#### [Problem]
Retype nothing except the lines below from the one with "Rebuild this chart" through the one with "fit - t_crit", exactly, with images left out.

------

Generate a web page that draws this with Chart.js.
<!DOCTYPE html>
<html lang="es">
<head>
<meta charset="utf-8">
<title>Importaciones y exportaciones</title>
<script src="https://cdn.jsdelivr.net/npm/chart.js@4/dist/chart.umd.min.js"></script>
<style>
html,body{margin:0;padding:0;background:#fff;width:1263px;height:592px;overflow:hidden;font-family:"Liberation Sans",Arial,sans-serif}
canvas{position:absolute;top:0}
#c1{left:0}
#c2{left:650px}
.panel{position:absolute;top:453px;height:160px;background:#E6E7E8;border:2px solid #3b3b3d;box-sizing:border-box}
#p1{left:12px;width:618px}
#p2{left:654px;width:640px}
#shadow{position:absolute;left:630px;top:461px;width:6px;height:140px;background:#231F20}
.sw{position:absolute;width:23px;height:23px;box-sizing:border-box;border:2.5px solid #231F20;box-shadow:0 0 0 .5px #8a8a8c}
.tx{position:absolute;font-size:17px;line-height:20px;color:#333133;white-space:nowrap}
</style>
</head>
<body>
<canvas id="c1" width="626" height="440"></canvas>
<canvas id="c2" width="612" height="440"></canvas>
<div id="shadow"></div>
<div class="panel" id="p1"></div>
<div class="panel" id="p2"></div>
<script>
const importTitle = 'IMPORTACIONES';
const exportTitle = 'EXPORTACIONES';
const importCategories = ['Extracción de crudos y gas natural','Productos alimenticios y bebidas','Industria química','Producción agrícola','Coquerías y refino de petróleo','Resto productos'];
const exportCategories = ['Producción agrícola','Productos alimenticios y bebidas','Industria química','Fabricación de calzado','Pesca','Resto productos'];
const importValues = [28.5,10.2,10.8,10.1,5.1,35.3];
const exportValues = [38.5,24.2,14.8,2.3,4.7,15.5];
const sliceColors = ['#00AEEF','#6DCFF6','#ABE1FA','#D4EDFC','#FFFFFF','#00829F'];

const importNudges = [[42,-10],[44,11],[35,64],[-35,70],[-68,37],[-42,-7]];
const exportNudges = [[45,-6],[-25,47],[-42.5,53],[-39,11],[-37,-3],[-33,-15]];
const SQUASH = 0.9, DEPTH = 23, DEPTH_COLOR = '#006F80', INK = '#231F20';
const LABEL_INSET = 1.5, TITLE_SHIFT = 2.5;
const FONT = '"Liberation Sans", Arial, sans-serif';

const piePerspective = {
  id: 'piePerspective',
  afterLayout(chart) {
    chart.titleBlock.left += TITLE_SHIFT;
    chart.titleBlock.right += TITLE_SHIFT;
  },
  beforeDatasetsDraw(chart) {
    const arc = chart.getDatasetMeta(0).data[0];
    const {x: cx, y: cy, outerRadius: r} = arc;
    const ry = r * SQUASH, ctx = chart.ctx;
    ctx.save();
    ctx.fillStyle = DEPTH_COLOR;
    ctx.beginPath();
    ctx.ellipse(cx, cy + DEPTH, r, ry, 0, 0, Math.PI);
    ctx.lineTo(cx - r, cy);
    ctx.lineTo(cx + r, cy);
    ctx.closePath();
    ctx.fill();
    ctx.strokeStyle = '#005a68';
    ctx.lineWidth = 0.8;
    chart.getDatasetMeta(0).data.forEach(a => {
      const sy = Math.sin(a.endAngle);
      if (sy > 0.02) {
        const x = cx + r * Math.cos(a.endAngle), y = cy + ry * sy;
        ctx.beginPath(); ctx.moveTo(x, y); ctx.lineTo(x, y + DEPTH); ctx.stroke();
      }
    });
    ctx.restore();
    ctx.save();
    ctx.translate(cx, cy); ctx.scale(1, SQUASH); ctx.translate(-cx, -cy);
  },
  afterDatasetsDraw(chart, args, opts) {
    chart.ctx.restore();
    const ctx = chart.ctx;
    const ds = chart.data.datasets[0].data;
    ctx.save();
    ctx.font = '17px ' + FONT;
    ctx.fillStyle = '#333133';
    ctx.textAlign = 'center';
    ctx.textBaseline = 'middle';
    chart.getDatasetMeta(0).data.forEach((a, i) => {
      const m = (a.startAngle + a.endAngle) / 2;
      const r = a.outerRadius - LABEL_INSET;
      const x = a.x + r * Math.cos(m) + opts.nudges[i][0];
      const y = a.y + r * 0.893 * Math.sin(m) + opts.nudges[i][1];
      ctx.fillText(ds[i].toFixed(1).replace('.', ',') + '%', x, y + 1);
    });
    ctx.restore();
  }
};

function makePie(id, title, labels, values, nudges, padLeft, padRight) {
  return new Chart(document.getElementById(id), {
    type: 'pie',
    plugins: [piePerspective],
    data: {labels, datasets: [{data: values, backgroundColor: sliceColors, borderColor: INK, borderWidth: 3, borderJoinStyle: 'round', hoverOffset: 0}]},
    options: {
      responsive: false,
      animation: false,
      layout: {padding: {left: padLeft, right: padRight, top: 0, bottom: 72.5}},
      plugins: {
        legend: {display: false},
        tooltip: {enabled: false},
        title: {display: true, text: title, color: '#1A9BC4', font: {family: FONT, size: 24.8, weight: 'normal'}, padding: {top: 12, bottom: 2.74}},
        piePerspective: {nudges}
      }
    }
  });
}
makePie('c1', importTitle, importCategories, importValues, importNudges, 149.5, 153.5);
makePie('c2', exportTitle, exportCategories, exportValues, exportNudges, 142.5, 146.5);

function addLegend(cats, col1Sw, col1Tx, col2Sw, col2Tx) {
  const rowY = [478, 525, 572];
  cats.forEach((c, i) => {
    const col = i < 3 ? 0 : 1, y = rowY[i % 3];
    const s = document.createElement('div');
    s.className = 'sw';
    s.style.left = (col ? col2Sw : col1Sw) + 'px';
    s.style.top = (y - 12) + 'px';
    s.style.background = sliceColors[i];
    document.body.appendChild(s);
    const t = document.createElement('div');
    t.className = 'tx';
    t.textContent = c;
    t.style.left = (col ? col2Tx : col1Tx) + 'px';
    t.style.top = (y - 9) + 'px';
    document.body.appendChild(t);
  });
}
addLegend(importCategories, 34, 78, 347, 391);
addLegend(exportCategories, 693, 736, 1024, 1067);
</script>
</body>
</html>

------

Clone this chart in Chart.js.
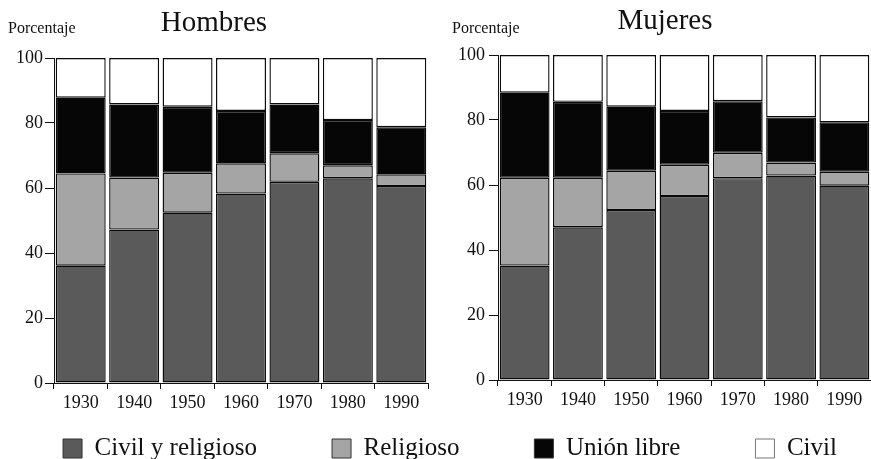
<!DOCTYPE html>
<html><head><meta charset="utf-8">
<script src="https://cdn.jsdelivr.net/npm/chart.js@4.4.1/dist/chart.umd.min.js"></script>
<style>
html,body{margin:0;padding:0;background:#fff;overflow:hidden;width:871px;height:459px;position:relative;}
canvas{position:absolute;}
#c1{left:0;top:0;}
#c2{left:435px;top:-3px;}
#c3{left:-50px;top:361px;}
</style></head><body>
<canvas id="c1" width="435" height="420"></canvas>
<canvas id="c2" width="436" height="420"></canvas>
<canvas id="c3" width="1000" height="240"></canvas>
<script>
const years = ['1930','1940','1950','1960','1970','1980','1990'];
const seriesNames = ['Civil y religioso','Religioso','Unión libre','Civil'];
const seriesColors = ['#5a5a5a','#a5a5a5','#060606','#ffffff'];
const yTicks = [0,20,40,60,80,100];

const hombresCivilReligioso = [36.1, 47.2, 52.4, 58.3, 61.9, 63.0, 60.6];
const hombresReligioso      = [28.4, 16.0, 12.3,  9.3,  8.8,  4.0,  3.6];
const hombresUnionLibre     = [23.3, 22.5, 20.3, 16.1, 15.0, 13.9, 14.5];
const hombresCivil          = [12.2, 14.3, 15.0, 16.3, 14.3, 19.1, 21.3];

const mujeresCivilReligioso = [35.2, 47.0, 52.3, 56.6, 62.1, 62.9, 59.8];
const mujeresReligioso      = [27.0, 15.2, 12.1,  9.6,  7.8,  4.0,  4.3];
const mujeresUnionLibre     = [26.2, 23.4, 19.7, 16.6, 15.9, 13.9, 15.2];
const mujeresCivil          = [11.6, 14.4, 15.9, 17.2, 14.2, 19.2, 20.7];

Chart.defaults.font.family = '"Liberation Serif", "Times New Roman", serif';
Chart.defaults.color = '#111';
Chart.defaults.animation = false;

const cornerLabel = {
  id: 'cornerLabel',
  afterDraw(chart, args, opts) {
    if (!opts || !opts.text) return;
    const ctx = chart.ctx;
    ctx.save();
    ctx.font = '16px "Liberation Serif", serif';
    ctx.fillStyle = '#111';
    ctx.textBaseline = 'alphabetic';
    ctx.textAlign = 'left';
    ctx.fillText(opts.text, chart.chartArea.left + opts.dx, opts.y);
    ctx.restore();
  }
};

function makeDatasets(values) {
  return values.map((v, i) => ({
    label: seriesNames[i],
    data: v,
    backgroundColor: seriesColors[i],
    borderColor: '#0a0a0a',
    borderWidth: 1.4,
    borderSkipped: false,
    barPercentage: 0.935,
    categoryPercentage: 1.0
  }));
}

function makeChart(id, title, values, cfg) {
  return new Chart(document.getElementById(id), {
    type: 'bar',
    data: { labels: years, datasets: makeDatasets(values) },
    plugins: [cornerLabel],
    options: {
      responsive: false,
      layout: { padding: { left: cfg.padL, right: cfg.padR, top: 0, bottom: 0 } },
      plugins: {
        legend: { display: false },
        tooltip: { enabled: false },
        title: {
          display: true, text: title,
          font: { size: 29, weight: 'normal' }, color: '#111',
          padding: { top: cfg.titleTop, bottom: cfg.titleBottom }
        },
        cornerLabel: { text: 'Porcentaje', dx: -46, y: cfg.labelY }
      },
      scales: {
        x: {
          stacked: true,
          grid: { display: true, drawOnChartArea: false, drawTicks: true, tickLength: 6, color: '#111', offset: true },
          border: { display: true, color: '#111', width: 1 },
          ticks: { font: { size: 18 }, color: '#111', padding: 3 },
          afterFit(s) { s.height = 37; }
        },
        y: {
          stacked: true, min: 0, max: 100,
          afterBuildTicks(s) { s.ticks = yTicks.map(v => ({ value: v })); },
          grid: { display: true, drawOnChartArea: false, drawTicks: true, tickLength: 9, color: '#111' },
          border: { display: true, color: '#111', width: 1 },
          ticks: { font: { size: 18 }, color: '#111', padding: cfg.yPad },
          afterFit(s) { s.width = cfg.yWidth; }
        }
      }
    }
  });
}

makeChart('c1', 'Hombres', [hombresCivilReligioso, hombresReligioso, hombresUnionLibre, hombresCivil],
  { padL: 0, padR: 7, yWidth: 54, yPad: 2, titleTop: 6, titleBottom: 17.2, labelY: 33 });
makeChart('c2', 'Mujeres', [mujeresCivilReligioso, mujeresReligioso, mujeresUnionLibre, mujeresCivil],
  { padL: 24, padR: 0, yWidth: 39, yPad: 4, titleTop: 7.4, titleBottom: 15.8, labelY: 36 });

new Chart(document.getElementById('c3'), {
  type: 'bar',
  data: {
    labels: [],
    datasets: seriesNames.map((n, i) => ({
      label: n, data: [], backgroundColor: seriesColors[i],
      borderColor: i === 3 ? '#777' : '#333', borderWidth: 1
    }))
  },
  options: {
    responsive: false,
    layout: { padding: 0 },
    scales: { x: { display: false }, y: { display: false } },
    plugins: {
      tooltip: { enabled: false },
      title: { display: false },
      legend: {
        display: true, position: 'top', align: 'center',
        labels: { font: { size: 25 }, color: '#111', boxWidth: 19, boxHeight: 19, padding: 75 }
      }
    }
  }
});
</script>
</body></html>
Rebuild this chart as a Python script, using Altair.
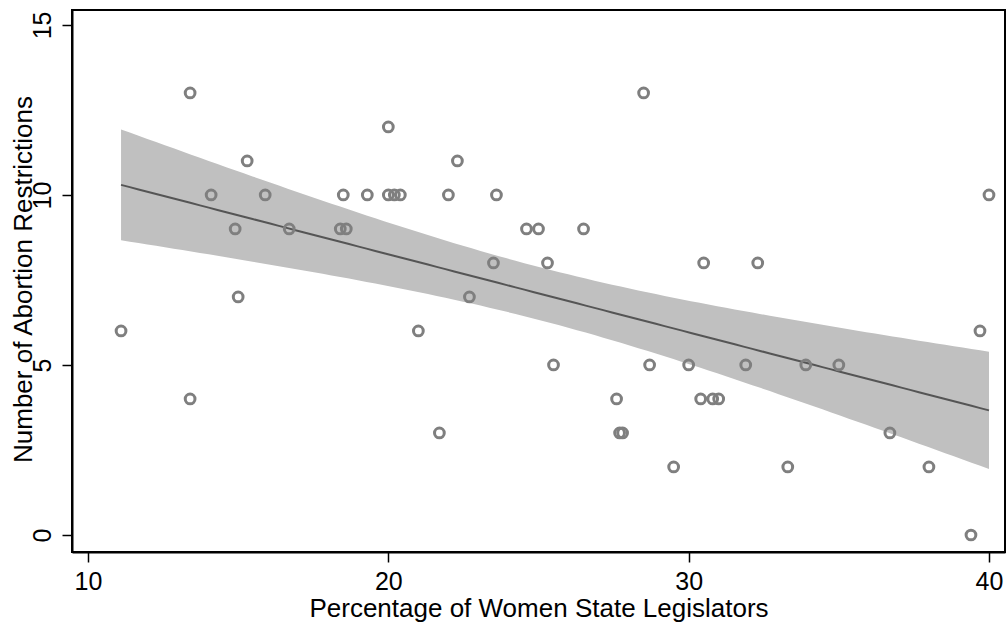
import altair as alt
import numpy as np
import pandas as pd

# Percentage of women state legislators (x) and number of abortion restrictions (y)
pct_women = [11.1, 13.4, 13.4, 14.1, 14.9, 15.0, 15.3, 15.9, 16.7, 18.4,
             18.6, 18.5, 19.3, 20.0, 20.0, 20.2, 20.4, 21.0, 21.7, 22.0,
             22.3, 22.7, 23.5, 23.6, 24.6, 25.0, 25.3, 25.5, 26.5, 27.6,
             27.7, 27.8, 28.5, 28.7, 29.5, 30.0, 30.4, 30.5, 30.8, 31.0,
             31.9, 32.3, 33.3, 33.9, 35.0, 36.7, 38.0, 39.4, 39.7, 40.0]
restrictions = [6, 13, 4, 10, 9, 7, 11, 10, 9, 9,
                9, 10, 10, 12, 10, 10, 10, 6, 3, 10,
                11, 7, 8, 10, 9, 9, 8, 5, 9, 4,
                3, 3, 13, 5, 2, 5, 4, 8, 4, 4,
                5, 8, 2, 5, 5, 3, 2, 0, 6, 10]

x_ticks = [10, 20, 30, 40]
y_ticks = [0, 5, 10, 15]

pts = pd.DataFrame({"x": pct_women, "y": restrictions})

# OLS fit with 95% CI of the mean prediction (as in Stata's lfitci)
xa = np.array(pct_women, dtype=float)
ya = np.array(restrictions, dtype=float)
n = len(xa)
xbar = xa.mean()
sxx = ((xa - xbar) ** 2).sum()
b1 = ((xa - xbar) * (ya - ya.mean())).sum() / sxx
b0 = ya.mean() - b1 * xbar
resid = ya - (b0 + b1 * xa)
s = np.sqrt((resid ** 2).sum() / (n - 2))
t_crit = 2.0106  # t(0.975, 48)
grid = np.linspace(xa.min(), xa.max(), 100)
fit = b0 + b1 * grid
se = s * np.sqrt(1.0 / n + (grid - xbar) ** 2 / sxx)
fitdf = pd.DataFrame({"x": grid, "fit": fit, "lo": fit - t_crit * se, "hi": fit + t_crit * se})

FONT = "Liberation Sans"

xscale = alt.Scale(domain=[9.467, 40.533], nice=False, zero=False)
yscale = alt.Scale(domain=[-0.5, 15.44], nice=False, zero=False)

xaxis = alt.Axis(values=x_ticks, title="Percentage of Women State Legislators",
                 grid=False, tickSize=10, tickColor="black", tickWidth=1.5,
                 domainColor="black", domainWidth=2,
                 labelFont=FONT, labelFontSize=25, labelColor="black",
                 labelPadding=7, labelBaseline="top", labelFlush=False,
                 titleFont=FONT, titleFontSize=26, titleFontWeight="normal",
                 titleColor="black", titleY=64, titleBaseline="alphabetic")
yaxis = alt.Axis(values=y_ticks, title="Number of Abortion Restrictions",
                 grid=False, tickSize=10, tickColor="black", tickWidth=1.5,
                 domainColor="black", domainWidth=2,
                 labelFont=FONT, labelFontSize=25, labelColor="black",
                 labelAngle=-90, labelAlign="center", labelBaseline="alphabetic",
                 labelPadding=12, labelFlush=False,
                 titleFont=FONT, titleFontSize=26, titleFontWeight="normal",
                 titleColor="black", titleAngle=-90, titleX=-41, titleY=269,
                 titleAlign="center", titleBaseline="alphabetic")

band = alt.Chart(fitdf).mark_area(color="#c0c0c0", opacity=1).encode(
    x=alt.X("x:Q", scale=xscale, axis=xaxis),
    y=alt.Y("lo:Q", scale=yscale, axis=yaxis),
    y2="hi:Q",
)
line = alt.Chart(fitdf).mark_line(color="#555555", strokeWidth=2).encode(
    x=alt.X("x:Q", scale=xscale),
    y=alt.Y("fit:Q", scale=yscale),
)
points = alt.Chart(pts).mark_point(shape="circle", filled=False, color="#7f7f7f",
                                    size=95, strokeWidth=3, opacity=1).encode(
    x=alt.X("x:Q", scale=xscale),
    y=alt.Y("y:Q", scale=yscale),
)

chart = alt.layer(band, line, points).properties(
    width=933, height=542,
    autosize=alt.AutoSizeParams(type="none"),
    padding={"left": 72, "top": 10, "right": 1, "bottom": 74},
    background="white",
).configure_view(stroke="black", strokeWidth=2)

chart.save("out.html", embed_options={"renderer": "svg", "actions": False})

------

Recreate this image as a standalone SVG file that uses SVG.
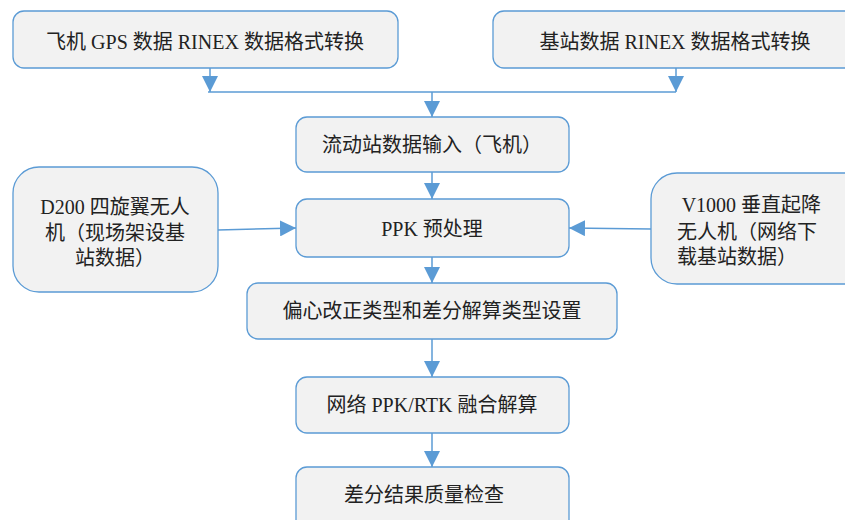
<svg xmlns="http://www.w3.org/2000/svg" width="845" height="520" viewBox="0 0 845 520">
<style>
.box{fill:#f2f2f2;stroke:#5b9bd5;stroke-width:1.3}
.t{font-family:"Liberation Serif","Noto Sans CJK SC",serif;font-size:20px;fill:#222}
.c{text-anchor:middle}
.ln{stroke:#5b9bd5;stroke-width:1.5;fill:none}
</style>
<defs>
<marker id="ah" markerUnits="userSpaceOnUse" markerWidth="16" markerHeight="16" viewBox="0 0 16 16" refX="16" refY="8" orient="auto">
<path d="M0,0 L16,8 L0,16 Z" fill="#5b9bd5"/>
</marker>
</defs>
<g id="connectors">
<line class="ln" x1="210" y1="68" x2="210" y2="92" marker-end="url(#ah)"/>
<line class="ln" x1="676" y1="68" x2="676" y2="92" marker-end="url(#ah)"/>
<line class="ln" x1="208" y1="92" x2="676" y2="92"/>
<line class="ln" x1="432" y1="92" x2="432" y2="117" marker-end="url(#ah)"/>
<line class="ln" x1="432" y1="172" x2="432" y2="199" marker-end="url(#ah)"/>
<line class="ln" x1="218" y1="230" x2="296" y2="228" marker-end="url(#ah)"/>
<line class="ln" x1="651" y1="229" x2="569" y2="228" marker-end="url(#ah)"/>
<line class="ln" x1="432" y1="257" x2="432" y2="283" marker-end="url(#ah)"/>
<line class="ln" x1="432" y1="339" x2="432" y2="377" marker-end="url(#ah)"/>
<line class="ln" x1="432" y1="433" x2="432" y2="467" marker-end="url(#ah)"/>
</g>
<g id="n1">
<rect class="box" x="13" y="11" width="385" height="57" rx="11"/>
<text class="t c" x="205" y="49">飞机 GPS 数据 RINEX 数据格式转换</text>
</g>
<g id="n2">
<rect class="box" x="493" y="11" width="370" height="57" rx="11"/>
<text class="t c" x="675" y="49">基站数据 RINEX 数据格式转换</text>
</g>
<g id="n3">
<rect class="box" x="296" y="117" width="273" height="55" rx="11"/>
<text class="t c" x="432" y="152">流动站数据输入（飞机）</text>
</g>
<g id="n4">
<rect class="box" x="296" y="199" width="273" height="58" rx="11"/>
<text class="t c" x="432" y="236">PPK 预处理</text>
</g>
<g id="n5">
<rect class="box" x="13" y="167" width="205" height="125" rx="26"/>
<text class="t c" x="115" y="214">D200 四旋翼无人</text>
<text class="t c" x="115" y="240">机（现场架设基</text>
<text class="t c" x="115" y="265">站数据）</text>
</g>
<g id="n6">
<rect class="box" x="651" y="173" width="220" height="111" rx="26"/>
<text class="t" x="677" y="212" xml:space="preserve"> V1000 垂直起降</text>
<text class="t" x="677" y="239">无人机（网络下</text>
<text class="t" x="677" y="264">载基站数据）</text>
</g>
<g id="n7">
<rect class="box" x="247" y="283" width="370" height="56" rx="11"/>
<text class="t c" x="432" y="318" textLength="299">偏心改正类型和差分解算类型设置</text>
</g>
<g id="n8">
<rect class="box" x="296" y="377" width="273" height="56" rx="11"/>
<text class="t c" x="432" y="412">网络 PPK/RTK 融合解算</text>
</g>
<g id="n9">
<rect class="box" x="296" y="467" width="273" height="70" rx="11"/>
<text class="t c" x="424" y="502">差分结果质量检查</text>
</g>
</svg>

------

#### [Exercise output]
Rebuild this chart as a Python script, using Altair.
import altair as alt
import numpy as np
import pandas as pd

# Percentage of women state legislators (x) and number of abortion restrictions (y)
pct_women = [11.1, 13.4, 13.4, 14.1, 14.9, 15.0, 15.3, 15.9, 16.7, 18.4,
             18.6, 18.5, 19.3, 20.0, 20.0, 20.2, 20.4, 21.0, 21.7, 22.0,
             22.3, 22.7, 23.5, 23.6, 24.6, 25.0, 25.3, 25.5, 26.5, 27.6,
             27.7, 27.8, 28.5, 28.7, 29.5, 30.0, 30.4, 30.5, 30.8, 31.0,
             31.9, 32.3, 33.3, 33.9, 35.0, 36.7, 38.0, 39.4, 39.7, 40.0]
restrictions = [6, 13, 4, 10, 9, 7, 11, 10, 9, 9,
                9, 10, 10, 12, 10, 10, 10, 6, 3, 10,
                11, 7, 8, 10, 9, 9, 8, 5, 9, 4,
                3, 3, 13, 5, 2, 5, 4, 8, 4, 4,
                5, 8, 2, 5, 5, 3, 2, 0, 6, 10]

x_ticks = [10, 20, 30, 40]
y_ticks = [0, 5, 10, 15]

pts = pd.DataFrame({"x": pct_women, "y": restrictions})

# OLS fit with 95% CI of the mean prediction (as in Stata's lfitci)
xa = np.array(pct_women, dtype=float)
ya = np.array(restrictions, dtype=float)
n = len(xa)
xbar = xa.mean()
sxx = ((xa - xbar) ** 2).sum()
b1 = ((xa - xbar) * (ya - ya.mean())).sum() / sxx
b0 = ya.mean() - b1 * xbar
resid = ya - (b0 + b1 * xa)
s = np.sqrt((resid ** 2).sum() / (n - 2))
t_crit = 2.0106  # t(0.975, 48)
grid = np.linspace(xa.min(), xa.max(), 100)
fit = b0 + b1 * grid
se = s * np.sqrt(1.0 / n + (grid - xbar) ** 2 / sxx)
fitdf = pd.DataFrame({"x": grid, "fit": fit, "lo": fit - t_crit * se, "hi": fit + t_crit * se})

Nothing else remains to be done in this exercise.